DIE HALBE WELT ISST REIS
Der Speiseplan der Familie Kanjan steht dabei stellvertretend für unzählige andere Menschen in der Region und weit darüber hinaus. Denn Reis ist als Kohlehydrat- Lieferant das Grundnahrungsmittel für mehr als die Hälfte der Weltbevölkerung. Ursprünglich zur Familie der Gräser gehörend, hat die anpassungsfähige Reispflanze einen beispiellosen weltweiten Siegeszug angetreten. In über 100 Ländern und auf allen Kontinenten ausser der Antarktis wird Reis angebaut, man findet ihn in vielerlei Variationen im Detail- und Grosshandel. Archäologinnen und Archäologen haben Hinweise dafür gefunden, dass im mittleren Jangtse- Tal im heutigen China bereits vor 10 000 Jahren Reis angebaut wurde. Heute ist China neben Indien der grösste Reisproduzent der Welt. Besonders in Asien ist die Bedeutung des kleinen Korns aussergewöhnlich, in Kultur, Kulinarik und Religion. In vielen asiatischen Sprachen sind die Wörter für «Reis» und «essen» identisch.
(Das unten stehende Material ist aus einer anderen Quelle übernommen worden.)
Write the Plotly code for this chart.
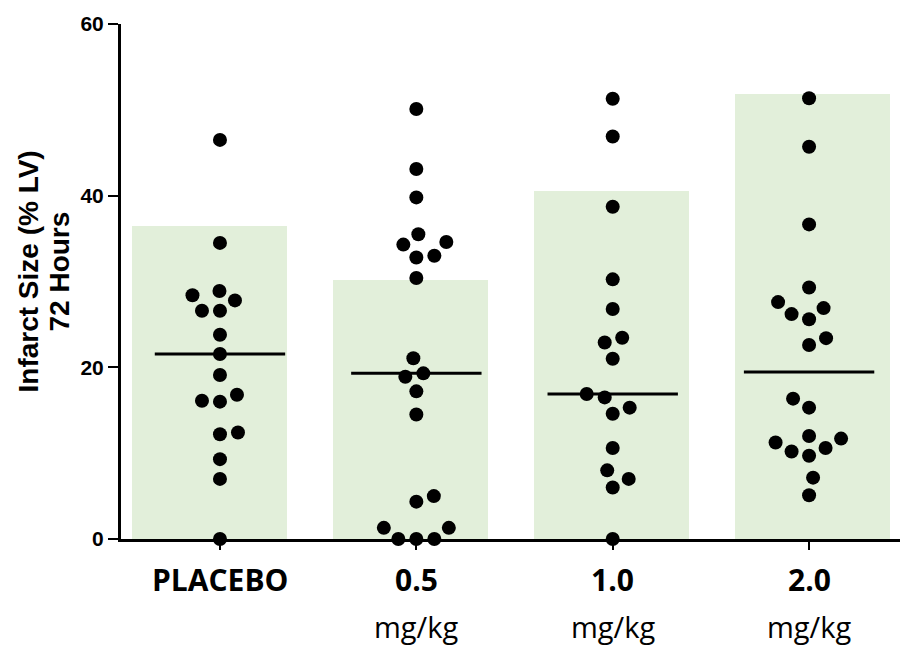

ALS SUPPE, BEILAGE ODER HAUPTGERICHT
Auf dem Bürgenstock stehen Virat und Vilai Kanjan mittlerweile in der Küche. Und zeigen dem Gast, in welch vielfältiger Form sie Reis zubereiten. In einem Topf köchelt ein Reisbrei – in Thailand Jok genannt, in China als Congee bekannt – leise vor sich hin, gleich daneben steht eine Reissuppe mit kleinen Fischstücken. «Jok hat unsere Mutter zubereitet, als wir klein waren», sagt Vilai Kanjan. Der Reis köchelt so lange, bis seine Konsistenz ganz weich ist. So sei er leicht bekömmlich. Die Köchinnen servieren duftenden Jasminreis auch als Beilage zu einem Curry oder der pure Reis dient als Grundlage für ein Gericht, das in dieser oder ähnlicher Form im gesamten asiatischen Raum zu finden ist: gebratener Reis oder Khao Phad, wie er in Thailand heisst. Bei den Gästen des Restaurants ist er Besonders beliebt. Die Schwestern haben eine lange Karriere in den Küchen von Spitzenhotels unter anderem in Thailand, Singapur und Australien hinter sich. «Wir arbeiten schon so viele Jahre zusammen, wir verstehen uns ohne Worte», sagt Virat Kanjan. Auch Mitglieder der thailändischen Königsfamilie haben sie bereits bekocht. Ein Dessertklassiker, der dabei nicht fehlen darf: Sticky Rice mit Mango. Die süsslich-frische Nachspeise schmeckt vorzüglich und zeigt, wie unterschiedlich Reis in Thailands Küche zum Einsatz kommt.